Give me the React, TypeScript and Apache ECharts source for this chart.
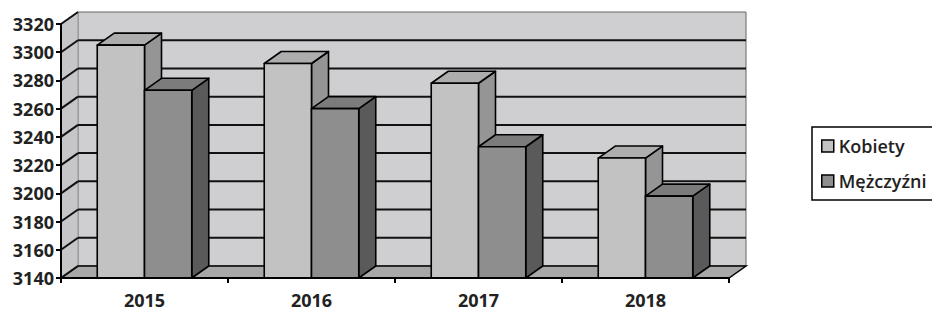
import React, { useEffect, useRef } from "react";
import * as echarts from "echarts";

const years = ["2015", "2016", "2017", "2018"];
const kobiety = [3305, 3292, 3278, 3225];
const mezczyzni = [3273, 3260, 3233, 3198];
const yTicks = [3140, 3160, 3180, 3200, 3220, 3240, 3260, 3280, 3300, 3320];
const seriesNames = ["Kobiety", "Mężczyźni"];

const Y_MIN = 3140;
const Y_MAX = 3320;
const DX = 17;
const DY = -12;
const FONT = "'Open Sans', 'Noto Sans', sans-serif";

const palette = [
  { front: "#c2c2c2", top: "#adadad", side: "#959595" },
  { front: "#8e8e8e", top: "#7c7c7c", side: "#5a5a5a" },
];

export default function App() {
  const ref = useRef<HTMLDivElement>(null);

  useEffect(() => {
    if (!ref.current) return;
    const chart = echarts.init(ref.current, null, { renderer: "svg" });

    const wallRender = (params: any, api: any) => {
      const cs = params.coordSys;
      const x0 = cs.x;
      const x1 = cs.x + cs.width;
      const base = api.coord([0, Y_MIN])[1];
      const top = api.coord([0, Y_MAX])[1];
      const children: any[] = [];
      children.push({
        type: "rect",
        shape: { x: x0 + DX, y: top + DY, width: x1 - x0, height: base - top },
        style: { fill: "#cfcfd2", stroke: "#666", lineWidth: 1 },
      });
      children.push({
        type: "polygon",
        shape: { points: [[x0, base], [x0 + DX, base + DY], [x0 + DX, top + DY], [x0, top]] },
        style: { fill: "#c6c6c8", stroke: "#999", lineWidth: 1 },
      });
      children.push({
        type: "polygon",
        shape: { points: [[x0, base], [x1, base], [x1 + DX, base + DY], [x0 + DX, base + DY]] },
        style: { fill: "#a8a8a8", stroke: "#000", lineWidth: 1.5 },
      });
      yTicks.forEach((v) => {
        const y = api.coord([0, v])[1];
        if (v !== Y_MIN && v !== Y_MAX) {
          children.push({
            type: "line",
            shape: { x1: x0 + DX, y1: y + DY, x2: x1 + DX, y2: y + DY },
            style: { stroke: "#111", lineWidth: 2 },
          });
        }
        children.push({
          type: "line",
          shape: { x1: x0, y1: y, x2: x0 + DX, y2: y + DY },
          style: { stroke: "#111", lineWidth: 2 },
        });
      });
      return { type: "group", children };
    };

    const barRender = (s: number) => (params: any, api: any) => {
      const idx = api.value(0);
      const val = api.value(1);
      const c = api.coord([idx, val]);
      const band = api.size([1, 0])[0];
      const w = band * 0.283;
      const x = s === 0 ? c[0] - w : c[0];
      const top = c[1];
      const base = api.coord([idx, Y_MIN])[1];
      const col = palette[s];
      const st = { stroke: "#000", lineWidth: 1.6, lineJoin: "round" };
      return {
        type: "group",
        children: [
          {
            type: "polygon",
            shape: { points: [[x + w, top], [x + w + DX, top + DY], [x + w + DX, base + DY], [x + w, base]] },
            style: { fill: col.side, ...st },
          },
          {
            type: "polygon",
            shape: { points: [[x, top], [x + DX, top + DY], [x + w + DX, top + DY], [x + w, top]] },
            style: { fill: col.top, ...st },
          },
          {
            type: "rect",
            shape: { x, y: top, width: w, height: base - top },
            style: { fill: col.front, ...st },
          },
        ],
      };
    };

    chart.setOption({
      animation: false,
      backgroundColor: "#ffffff",
      grid: { left: 61, right: 203, top: 24, bottom: 34, containLabel: false },
      legend: {
        orient: "vertical",
        left: 812,
        top: 127,
        icon: "rect",
        itemWidth: 12,
        itemHeight: 12,
        itemGap: 17,
        itemStyle: { borderColor: "#000", borderWidth: 1.5 },
        padding: [10, 14, 10, 9],
        borderColor: "#000",
        borderWidth: 1.5,
        textStyle: { fontFamily: FONT, fontSize: 18, fontWeight: 600, color: "#222" },
        data: seriesNames.map((n, i) => ({
          name: n,
          itemStyle: { color: palette[i].front, borderColor: "#000", borderWidth: 1.5 },
        })),
      },
      xAxis: {
        type: "category",
        data: years,
        z: 10,
        axisLine: { show: true, lineStyle: { color: "#000", width: 2 } },
        axisTick: { show: true, length: 5, lineStyle: { color: "#000", width: 2 } },
        axisLabel: { margin: 13, fontFamily: FONT, fontSize: 18, fontWeight: "bold", color: "#222" },
        splitLine: { show: false },
      },
      yAxis: {
        type: "value",
        min: Y_MIN,
        max: Y_MAX,
        interval: 20,
        z: 10,
        axisLine: { show: true, lineStyle: { color: "#000", width: 2 } },
        axisTick: { show: true, length: 5, lineStyle: { color: "#000", width: 2 } },
        axisLabel: {
          margin: 7,
          fontFamily: FONT,
          fontSize: 18,
          fontWeight: "bold",
          color: "#222",
          formatter: (v: number) => String(v),
        },
        splitLine: { show: false },
      },
      series: [
        {
          type: "custom",
          name: "walls",
          silent: true,
          clip: false,
          renderItem: wallRender,
          data: [[0, Y_MIN]],
          encode: { x: 0, y: 1 },
          z: 1,
        },
        {
          type: "custom",
          name: seriesNames[0],
          clip: false,
          renderItem: barRender(0),
          itemStyle: { color: palette[0].front },
          data: years.map((_, i) => [i, kobiety[i]]),
          encode: { x: 0, y: 1 },
          z: 3,
        },
        {
          type: "custom",
          name: seriesNames[1],
          clip: false,
          renderItem: barRender(1),
          itemStyle: { color: palette[1].front },
          data: years.map((_, i) => [i, mezczyzni[i]]),
          encode: { x: 0, y: 1 },
          z: 4,
        },
      ],
    });

    return () => chart.dispose();
  }, []);

  return (
    <div
      ref={ref}
      style={{ position: "fixed", left: 0, top: 0, width: 932, height: 312 }}
    />
  );
}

● DIRECTIVE
Pictures excluded, quote all the data above exactly.

● OUTPUT FOR THIS TASK
Give me the React, TypeScript and Apache ECharts source for this chart.
import React, { useEffect, useRef } from "react";
import * as echarts from "echarts";

const years = ["2015", "2016", "2017", "2018"];
const kobiety = [3305, 3292, 3278, 3225];
const mezczyzni = [3273, 3260, 3233, 3198];
const yTicks = [3140, 3160, 3180, 3200, 3220, 3240, 3260, 3280, 3300, 3320];
const seriesNames = ["Kobiety", "Mężczyźni"];

const Y_MIN = 3140;
const Y_MAX = 3320;
const DX = 17;
const DY = -12;
const FONT = "'Open Sans', 'Noto Sans', sans-serif";

const palette = [
  { front: "#c2c2c2", top: "#adadad", side: "#959595" },
  { front: "#8e8e8e", top: "#7c7c7c", side: "#5a5a5a" },
];

export default function App() {
  const ref = useRef<HTMLDivElement>(null);

  useEffect(() => {
    if (!ref.current) return;
    const chart = echarts.init(ref.current, null, { renderer: "svg" });

    const wallRender = (params: any, api: any) => {
      const cs = params.coordSys;
      const x0 = cs.x;
      const x1 = cs.x + cs.width;
      const base = api.coord([0, Y_MIN])[1];
      const top = api.coord([0, Y_MAX])[1];
      const children: any[] = [];
      children.push({
        type: "rect",
        shape: { x: x0 + DX, y: top + DY, width: x1 - x0, height: base - top },
        style: { fill: "#cfcfd2", stroke: "#666", lineWidth: 1 },
      });
      children.push({
        type: "polygon",
        shape: { points: [[x0, base], [x0 + DX, base + DY], [x0 + DX, top + DY], [x0, top]] },
        style: { fill: "#c6c6c8", stroke: "#999", lineWidth: 1 },
      });
      children.push({
        type: "polygon",
        shape: { points: [[x0, base], [x1, base], [x1 + DX, base + DY], [x0 + DX, base + DY]] },
        style: { fill: "#a8a8a8", stroke: "#000", lineWidth: 1.5 },
      });
      yTicks.forEach((v) => {
        const y = api.coord([0, v])[1];
        if (v !== Y_MIN && v !== Y_MAX) {
          children.push({
            type: "line",
            shape: { x1: x0 + DX, y1: y + DY, x2: x1 + DX, y2: y + DY },
            style: { stroke: "#111", lineWidth: 2 },
          });
        }
        children.push({
          type: "line",
          shape: { x1: x0, y1: y, x2: x0 + DX, y2: y + DY },
          style: { stroke: "#111", lineWidth: 2 },
        });
      });
      return { type: "group", children };
    };

    const barRender = (s: number) => (params: any, api: any) => {
      const idx = api.value(0);
      const val = api.value(1);
      const c = api.coord([idx, val]);
      const band = api.size([1, 0])[0];
      const w = band * 0.283;
      const x = s === 0 ? c[0] - w : c[0];
      const top = c[1];
      const base = api.coord([idx, Y_MIN])[1];
      const col = palette[s];
      const st = { stroke: "#000", lineWidth: 1.6, lineJoin: "round" };
      return {
        type: "group",
        children: [
          {
            type: "polygon",
            shape: { points: [[x + w, top], [x + w + DX, top + DY], [x + w + DX, base + DY], [x + w, base]] },
            style: { fill: col.side, ...st },
          },
          {
            type: "polygon",
            shape: { points: [[x, top], [x + DX, top + DY], [x + w + DX, top + DY], [x + w, top]] },
            style: { fill: col.top, ...st },
          },
          {
            type: "rect",
            shape: { x, y: top, width: w, height: base - top },
            style: { fill: col.front, ...st },
          },
        ],
      };
    };

    chart.setOption({
      animation: false,
      backgroundColor: "#ffffff",
      grid: { left: 61, right: 203, top: 24, bottom: 34, containLabel: false },
      legend: {
        orient: "vertical",
        left: 812,
        top: 127,
        icon: "rect",
        itemWidth: 12,
        itemHeight: 12,
        itemGap: 17,
        itemStyle: { borderColor: "#000", borderWidth: 1.5 },
        padding: [10, 14, 10, 9],
        borderColor: "#000",
        borderWidth: 1.5,
        textStyle: { fontFamily: FONT, fontSize: 18, fontWeight: 600, color: "#222" },
        data: seriesNames.map((n, i) => ({
          name: n,
          itemStyle: { color: palette[i].front, borderColor: "#000", borderWidth: 1.5 },
        })),
      },
      xAxis: {
        type: "category",
        data: years,
        z: 10,
        axisLine: { show: true, lineStyle: { color: "#000", width: 2 } },
        axisTick: { show: true, length: 5, lineStyle: { color: "#000", width: 2 } },
        axisLabel: { margin: 13, fontFamily: FONT, fontSize: 18, fontWeight: "bold", color: "#222" },
        splitLine: { show: false },
      },
      yAxis: {
        type: "value",
        min: Y_MIN,
        max: Y_MAX,
        interval: 20,
        z: 10,
        axisLine: { show: true, lineStyle: { color: "#000", width: 2 } },
        axisTick: { show: true, length: 5, lineStyle: { color: "#000", width: 2 } },
        axisLabel: {
          margin: 7,
          fontFamily: FONT,
          fontSize: 18,
          fontWeight: "bold",
          color: "#222",
          formatter: (v: number) => String(v),
        },
        splitLine: { show: false },
      },
      series: [
        {
          type: "custom",
          name: "walls",
          silent: true,
          clip: false,
          renderItem: wallRender,
          data: [[0, Y_MIN]],
          encode: { x: 0, y: 1 },
          z: 1,
        },
        {
          type: "custom",
          name: seriesNames[0],
          clip: false,
          renderItem: barRender(0),
          itemStyle: { color: palette[0].front },
          data: years.map((_, i) => [i, kobiety[i]]),
          encode: { x: 0, y: 1 },
          z: 3,
        },
        {
          type: "custom",
          name: seriesNames[1],
          clip: false,
          renderItem: barRender(1),
          itemStyle: { color: palette[1].front },
          data: years.map((_, i) => [i, mezczyzni[i]]),
          encode: { x: 0, y: 1 },
          z: 4,
        },
      ],
    });

    return () => chart.dispose();
  }, []);

  return (
    <div
      ref={ref}
      style={{ position: "fixed", left: 0, top: 0, width: 932, height: 312 }}
    />
  );
}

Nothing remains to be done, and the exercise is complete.